Table of Contents
Fetching ...

Taming a Retrieval Framework to Read Images in Humanlike Manner for Augmenting Generation of MLLMs

Suyang Xi, Chenxi Yang, Hong Ding, Yiqing Ni, Catherine C. Liu, Yunhao Liu, Chengqi Zhang

TL;DR

HuLiRAG presents a cognitively inspired, what–where–reweight cascade to ground multimodal reasoning in region-level visual evidence, addressing hallucinations and rigid global grounding in MLLMs. The pre-stage retrieves candidate images, the What stage decomposes queries into phrases, the Where stage grounds phrases to precise masks via GroundingDINO and SAM, and the Reweight stage adaptively fuses global and local cues with a learnable balance. Spatially-aware fine-tuning further constraints generation using mask-guided supervision to enforce grounding in the answer, improving factual consistency on WebQA and MultimodalQA. Results show substantial retrieval gains and improved VQA performance across backbones, with ablations confirming the necessity of each component and the value of adaptive fusion and spatial supervision for trustworthy multimodal reasoning.

Abstract

Multimodal large language models (MLLMs) often fail in fine-grained visual question answering, producing hallucinations about object identities, positions, and relations because textual queries are not explicitly anchored to visual referents. Retrieval-augmented generation (RAG) alleviates some errors, but it fails to align with human-like processing at both the retrieval and augmentation levels. Specifically, it focuses only on global-level image information but lacks local detail and limits reasoning about fine-grained interactions. To overcome this limitation, we present Human-Like Retrieval-Augmented Generation (HuLiRAG), a framework that stages multimodal reasoning as a ``what--where--reweight'' cascade. Queries are first anchored to candidate referents via open-vocabulary detection (what), then spatially resolved with SAM-derived masks to recover fine-grained precision (where), and adaptively prioritized through the trade-off between local and global alignment (reweight). Mask-guided fine-tuning further injects spatial evidence into the generation process, transforming grounding from a passive bias into an explicit constraint on answer formulation. Extensive experiments demonstrate that this human-like cascade improves grounding fidelity and factual consistency while reducing hallucinations, advancing multimodal question answering toward trustworthy reasoning.

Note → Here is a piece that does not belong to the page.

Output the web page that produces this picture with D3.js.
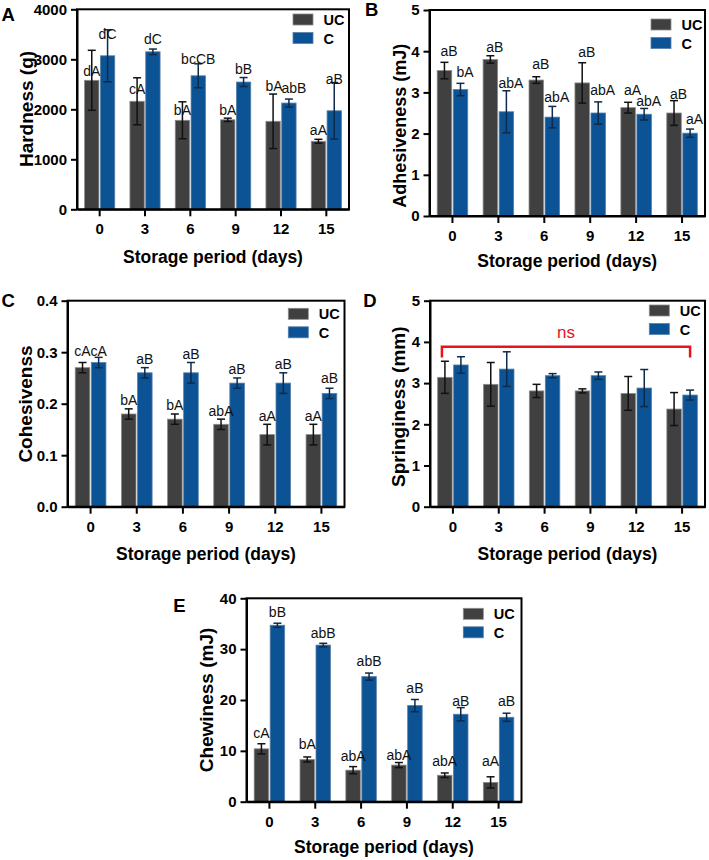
<!DOCTYPE html>
<html>
<head>
<meta charset="utf-8">
<script src="https://cdn.jsdelivr.net/npm/d3@7"></script>
<style>
  html, body { margin: 0; padding: 0; background: #fff; }
  svg { display: block; }
  text { font-family: "Liberation Sans", Arial, Helvetica, sans-serif; }
</style>
</head>
<body>
<svg id="chart" width="709" height="860"></svg>
<script>
// ---------------- DATA ----------------
const days = ['0', '3', '6', '9', '12', '15'];
const groups = ['UC', 'C'];

// A: Hardness (g)
const hardnessUC = [2580, 2160, 1780, 1790, 1760, 1360];
const hardnessUCErr = [600, 470, 370, 33, 545, 40];
const hardnessC = [3070, 3150, 2670, 2545, 2125, 1970];
const hardnessCErr = [520, 55, 240, 90, 80, 565];
const hardnessUCLetters = ['dA', 'cA', 'bA', 'bA', 'bA', 'aA'];
const hardnessCLetters = ['dC', 'dC', 'bcCB', 'bB', 'abB', 'aB'];
const hardnessUCLabelAt = [2666, 2300, 1880, 1880, 2366, 1480];
const hardnessCLabelAt = [3400, 3300, 2910, 2700, 2332, 2512];
const hardnessTicks = [0, 1000, 2000, 3000, 4000];

// B: Adhesiveness (mJ)
const adhesUC = [3.53, 3.80, 3.30, 3.23, 2.63, 2.50];
const adhesUCErr = [0.20, 0.09, 0.08, 0.49, 0.13, 0.30];
const adhesC = [3.07, 2.53, 2.40, 2.50, 2.47, 2.01];
const adhesCErr = [0.15, 0.51, 0.26, 0.27, 0.14, 0.10];
const adhesUCLetters = ['aB', 'aB', 'aB', 'aB', 'aA', 'aB'];
const adhesCLetters = ['bA', 'abA', 'abA', 'abA', 'abA', 'aA'];
const adhesUCLabelAt = [3.88, 3.97, 3.57, 3.85, 2.94, 2.84];
const adhesCLabelAt = [3.38, 3.10, 2.77, 2.94, 2.67, 2.23];
const adhesTicks = [0, 1, 2, 3, 4, 5];

// C: Cohesivenss
const cohesUC = [0.27, 0.18, 0.17, 0.16, 0.14, 0.14];
const cohesUCErr = [0.01, 0.01, 0.01, 0.01, 0.02, 0.02];
const cohesC = [0.28, 0.26, 0.26, 0.24, 0.24, 0.22];
const cohesCErr = [0.01, 0.01, 0.02, 0.01, 0.02, 0.01];
const cohesUCLetters = ['cA', 'bA', 'bA', 'abA', 'aA', 'aA'];
const cohesCLetters = ['cA', 'aB', 'aB', 'aB', 'aB', 'aB'];
const cohesUCLabelAt = [0.2926, 0.1975, 0.1878, 0.176, 0.167, 0.167];
const cohesCLabelAt = [0.2926, 0.2765, 0.286, 0.257, 0.2667, 0.2396];
const cohesTicks = [0, 0.1, 0.2, 0.3, 0.4];

// D: Springiness (mm)
const springUC = [3.14, 2.97, 2.81, 2.81, 2.75, 2.37];
const springUCErr = [0.39, 0.53, 0.16, 0.05, 0.41, 0.40];
const springC = [3.44, 3.34, 3.18, 3.18, 2.88, 2.71];
const springCErr = [0.20, 0.42, 0.05, 0.09, 0.45, 0.12];
const springTicks = [0, 1, 2, 3, 4, 5];
const springNsLevel = 3.88;   // bracket height (mm)
const springNsDrop = 3.62;    // bracket end drop (mm)
const springNsText = 'ns';

// E: Chewiness (mJ)
const chewUC = [10.4, 8.3, 6.2, 7.2, 5.2, 3.8];
const chewUCErr = [1.0, 0.5, 0.7, 0.5, 0.45, 1.1];
const chewC = [34.7, 30.8, 24.6, 18.9, 17.2, 16.6];
const chewCErr = [0.4, 0.35, 0.7, 1.2, 1.3, 0.8];
const chewUCLetters = ['cA', 'bA', 'abA', 'abA', 'abA', 'aA'];
const chewCLetters = ['bB', 'abB', 'abB', 'aB', 'aB', 'aB'];
const chewUCLabelAt = [12.6, 10.3, 8.07, 8.2, 7.08, 7.08];
const chewCLabelAt = [36.4, 32.1, 26.7, 21.3, 18.8, 18.8];
const chewTicks = [0, 10, 20, 30, 40];

const xTitle = 'Storage period (days)';

// ---------------- STYLE ----------------
const FILL = { UC: '#404040', C: '#0b5394' };
const EDGE = { UC: '#8c8c8c', C: '#5a7fa6' };
const ERR = { UC: '#111111', C: '#0f2a48' };
const FONT = '"Liberation Sans", Arial, Helvetica, sans-serif';

const svg = d3.select('#chart');

function panel(cfg) {
  const g = svg.append('g');
  const x0 = d3.scaleBand().domain(days).range(cfg.xr).paddingInner(0).paddingOuter(0);
  const x1 = d3.scaleBand().domain(groups).range([0, x0.bandwidth()])
    .paddingInner(0.094).paddingOuter(0.48);
  const y = d3.scaleLinear().domain(cfg.domain).range([cfg.y0, cfg.yTop]);

  const rows = [];
  days.forEach((d, i) => {
    rows.push({ day: d, grp: 'UC', v: cfg.uc[i], e: cfg.ucErr[i],
      lab: cfg.ucLet ? cfg.ucLet[i] : null, la: cfg.ucAt ? cfg.ucAt[i] : null });
    rows.push({ day: d, grp: 'C', v: cfg.c[i], e: cfg.cErr[i],
      lab: cfg.cLet ? cfg.cLet[i] : null, la: cfg.cAt ? cfg.cAt[i] : null });
  });
  const cx = r => x0(r.day) + x1(r.grp) + x1.bandwidth() / 2;
  const nudge = cfg.nudge || {};

  // bars
  g.selectAll('rect.bar').data(rows).join('rect')
    .attr('class', 'bar')
    .attr('x', r => x0(r.day) + x1(r.grp))
    .attr('width', x1.bandwidth())
    .attr('y', r => y(r.v))
    .attr('height', r => y(0) - y(r.v))
    .attr('fill', r => FILL[r.grp])
    .attr('stroke', r => EDGE[r.grp])
    .attr('stroke-width', 0.8);

  // error bars
  const cap = 4;
  const eg = g.selectAll('g.err').data(rows).join('g').attr('class', 'err')
    .attr('stroke', r => ERR[r.grp]).attr('stroke-width', 1.5).attr('fill', 'none');
  eg.append('line').attr('x1', cx).attr('x2', cx)
    .attr('y1', r => y(r.v + r.e)).attr('y2', r => y(r.v - r.e));
  eg.append('line').attr('x1', r => cx(r) - cap).attr('x2', r => cx(r) + cap)
    .attr('y1', r => y(r.v + r.e)).attr('y2', r => y(r.v + r.e));
  eg.append('line').attr('x1', r => cx(r) - cap).attr('x2', r => cx(r) + cap)
    .attr('y1', r => y(r.v - r.e)).attr('y2', r => y(r.v - r.e));

  // letters
  g.selectAll('text.lab').data(rows.filter(r => r.lab)).join('text')
    .attr('class', 'lab')
    .attr('x', r => cx(r) + (cfg.ldx || 0) + (nudge[r.grp + r.day] || 0))
    .attr('y', r => y(r.la))
    .attr('text-anchor', 'middle')
    .attr('font-size', 14)
    .attr('fill', '#111')
    .text(r => r.lab);

  // axes
  const ya = g.append('g').attr('transform', `translate(${cfg.xr[0]},0)`)
    .call(d3.axisLeft(y).tickValues(cfg.ticks).tickSize(6).tickSizeOuter(0).tickPadding(4)
      .tickFormat(cfg.fmt));
  const xa = g.append('g').attr('transform', `translate(0,${cfg.y0})`)
    .call(d3.axisBottom(x0).tickSize(7).tickSizeOuter(0).tickPadding(7.5));
  [ya, xa].forEach(a => {
    a.selectAll('path, line').attr('stroke', '#000').attr('stroke-width', 2);
    a.selectAll('text').attr('font-family', FONT).attr('font-weight', 'bold')
      .attr('font-size', 15).attr('fill', '#000');
  });

  // frame
  g.append('rect').attr('x', cfg.xr[0]).attr('y', cfg.yTop)
    .attr('width', cfg.xr[1] - cfg.xr[0]).attr('height', cfg.y0 - cfg.yTop)
    .attr('fill', 'none').attr('stroke', '#000').attr('stroke-width', 2);

  // legend
  groups.forEach((gr, i) => {
    const ly = cfg.leg[1] + i * 18.5;
    g.append('rect').attr('x', cfg.leg[0]).attr('y', ly).attr('width', 20).attr('height', 11)
      .attr('fill', FILL[gr]).attr('stroke', EDGE[gr]).attr('stroke-width', 0.8);
    g.append('text').attr('x', cfg.leg[0] + 30.5).attr('y', ly + 11)
      .attr('font-size', 14.5).attr('font-weight', 'bold').attr('fill', '#000').text(gr);
  });

  // titles
  g.append('text').attr('x', (cfg.xr[0] + cfg.xr[1]) / 2).attr('y', cfg.xtY)
    .attr('text-anchor', 'middle').attr('font-size', 17.5).attr('font-weight', 'bold')
    .attr('fill', '#000').text(xTitle);
  g.append('text')
    .attr('transform', `translate(${cfg.ytPos[0]},${cfg.ytPos[1]}) rotate(-90)`)
    .attr('text-anchor', 'middle').attr('dominant-baseline', 'central')
    .attr('font-size', cfg.ytSize || 19).attr('font-weight', 'bold').attr('fill', '#000')
    .text(cfg.yTitle);
  g.append('text').attr('x', cfg.letPos[0]).attr('y', cfg.letPos[1])
    .attr('font-size', 18.5).attr('font-weight', 'bold').attr('fill', '#000').text(cfg.letter);

  return { g, x0, x1, y };
}

panel({
  letter: 'A', letPos: [1.5, 20.7], yTitle: 'Hardness (g)', ytPos: [26.7, 109],
  xr: [77, 349], y0: 209.3, yTop: 9.3, domain: [0, 4000], ticks: hardnessTicks, fmt: d3.format('d'),
  uc: hardnessUC, ucErr: hardnessUCErr, c: hardnessC, cErr: hardnessCErr,
  ucLet: hardnessUCLetters, cLet: hardnessCLetters, ucAt: hardnessUCLabelAt, cAt: hardnessCLabelAt,
  nudge: { UC12: 1, C12: 5 },
  leg: [293, 14], xtY: 263
});

panel({
  letter: 'B', letPos: [365, 16], yTitle: 'Adhesiveness (mJ)', ytPos: [400, 125.7], ytSize: 18,
  xr: [429.5, 705], y0: 216, yTop: 10, domain: [0, 5], ticks: adhesTicks, fmt: d3.format('d'),
  uc: adhesUC, ucErr: adhesUCErr, c: adhesC, cErr: adhesCErr,
  ucLet: adhesUCLetters, cLet: adhesCLetters, ucAt: adhesUCLabelAt, cAt: adhesCLabelAt, ldx: 4.5,
  leg: [651, 19], xtY: 266.7
});

panel({
  letter: 'C', letPos: [1.5, 307.3], yTitle: 'Cohesivenss', ytPos: [25, 404],
  xr: [67.5, 344.5], y0: 506.7, yTop: 300.7, domain: [0, 0.4], ticks: cohesTicks, fmt: d3.format('.1f'),
  uc: cohesUC, ucErr: cohesUCErr, c: cohesC, cErr: cohesCErr,
  ucLet: cohesUCLetters, cLet: cohesCLetters, ucAt: cohesUCLabelAt, cAt: cohesCLabelAt,
  leg: [288.3, 308.3], xtY: 560
});

const pD = panel({
  letter: 'D', letPos: [363.3, 307.3], yTitle: 'Springiness (mm)', ytPos: [398.3, 406.7],
  xr: [430, 705], y0: 506.7, yTop: 300.7, domain: [0, 5], ticks: springTicks, fmt: d3.format('d'),
  uc: springUC, ucErr: springUCErr, c: springC, cErr: springCErr,
  leg: [649.3, 305], xtY: 560
});
// ns bracket
{
  const { g, x0, x1, y } = pD;
  const xl = x0(days[0]) + x1('UC') + x1.bandwidth() / 2 - 3;
  const xr = x0(days[days.length - 1]) + x1('C') + x1.bandwidth() / 2;
  g.append('path')
    .attr('d', `M${xl},${y(springNsDrop)}V${y(springNsLevel)}H${xr}V${y(springNsDrop)}`)
    .attr('fill', 'none').attr('stroke', '#e8141b').attr('stroke-width', 2.5);
  g.append('text').attr('x', (xl + xr) / 2).attr('y', y(springNsLevel) - 8.5)
    .attr('text-anchor', 'middle').attr('font-size', 17).attr('fill', '#e8141b').text(springNsText);
}

panel({
  letter: 'E', letPos: [173.3, 611.7], yTitle: 'Chewiness (mJ)', ytPos: [206.7, 700],
  xr: [246.5, 521.5], y0: 801.7, yTop: 598.3, domain: [0, 40], ticks: chewTicks, fmt: d3.format('d'),
  uc: chewUC, ucErr: chewUCErr, c: chewC, cErr: chewCErr,
  ucLet: chewUCLetters, cLet: chewCLetters, ucAt: chewUCLabelAt, cAt: chewCLabelAt,
  leg: [463.3, 608.3], xtY: 853.3
});
</script>
</body>
</html>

Taming a Retrieval Framework to Read Images in Humanlike Manner for Augmenting Generation of MLLMs

TL;DR

HuLiRAG presents a cognitively inspired, what–where–reweight cascade to ground multimodal reasoning in region-level visual evidence, addressing hallucinations and rigid global grounding in MLLMs. The pre-stage retrieves candidate images, the What stage decomposes queries into phrases, the Where stage grounds phrases to precise masks via GroundingDINO and SAM, and the Reweight stage adaptively fuses global and local cues with a learnable balance. Spatially-aware fine-tuning further constraints generation using mask-guided supervision to enforce grounding in the answer, improving factual consistency on WebQA and MultimodalQA. Results show substantial retrieval gains and improved VQA performance across backbones, with ablations confirming the necessity of each component and the value of adaptive fusion and spatial supervision for trustworthy multimodal reasoning.

Abstract

Multimodal large language models (MLLMs) often fail in fine-grained visual question answering, producing hallucinations about object identities, positions, and relations because textual queries are not explicitly anchored to visual referents. Retrieval-augmented generation (RAG) alleviates some errors, but it fails to align with human-like processing at both the retrieval and augmentation levels. Specifically, it focuses only on global-level image information but lacks local detail and limits reasoning about fine-grained interactions. To overcome this limitation, we present Human-Like Retrieval-Augmented Generation (HuLiRAG), a framework that stages multimodal reasoning as a ``what--where--reweight'' cascade. Queries are first anchored to candidate referents via open-vocabulary detection (what), then spatially resolved with SAM-derived masks to recover fine-grained precision (where), and adaptively prioritized through the trade-off between local and global alignment (reweight). Mask-guided fine-tuning further injects spatial evidence into the generation process, transforming grounding from a passive bias into an explicit constraint on answer formulation. Extensive experiments demonstrate that this human-like cascade improves grounding fidelity and factual consistency while reducing hallucinations, advancing multimodal question answering toward trustworthy reasoning.

Paper Structure

This paper contains 17 sections, 11 equations, 5 figures, 7 tables.

Figures (5)

  • Figure 1: Standard MLLMs struggle with factual VQA due to inadequate perceptual grounding. Our method equips LLMs with the ability to ‘read’ images by dynamically retrieving and aligning semantically relevant visual regions, enabling evidence-based reasoning.
  • Figure 2: Overview of the HuLiRAG framework. Our method implements a human-like staged retrieval pipeline: (1) global feature matching for candidate shortlisting, (2) query-grounded region refinement via detection and segmentation, and (3) adaptive fusion of global and local cues through a learned weighting scheme. The refined evidence feeds into a grounded VQA module, where Alpha-CLIP jointly optimizes global–local alignment.
  • Figure 3: Evaluating LLaVA-Next (7B/8B/13B) with CLIP$\rightarrow$VQA, HuLiRAG, and Oracle under the LLM-as-a-Judge protocol.
  • Figure 4: Comparison between CLIP’s global attention (query-agnostic) and HuLiRAG’s What-Where-Reweight mechanism (query-conditioned). HuLiRAG mimics human perception by adaptively fusing global context with masked local regions. The HuLiRAG heatmaps are obtained by overlaying regional relevance on top of CLIP’s original activation, showing how adaptive fusion sharpens attention to query-relevant evidence.
  • Figure 5: Evaluation by business LLM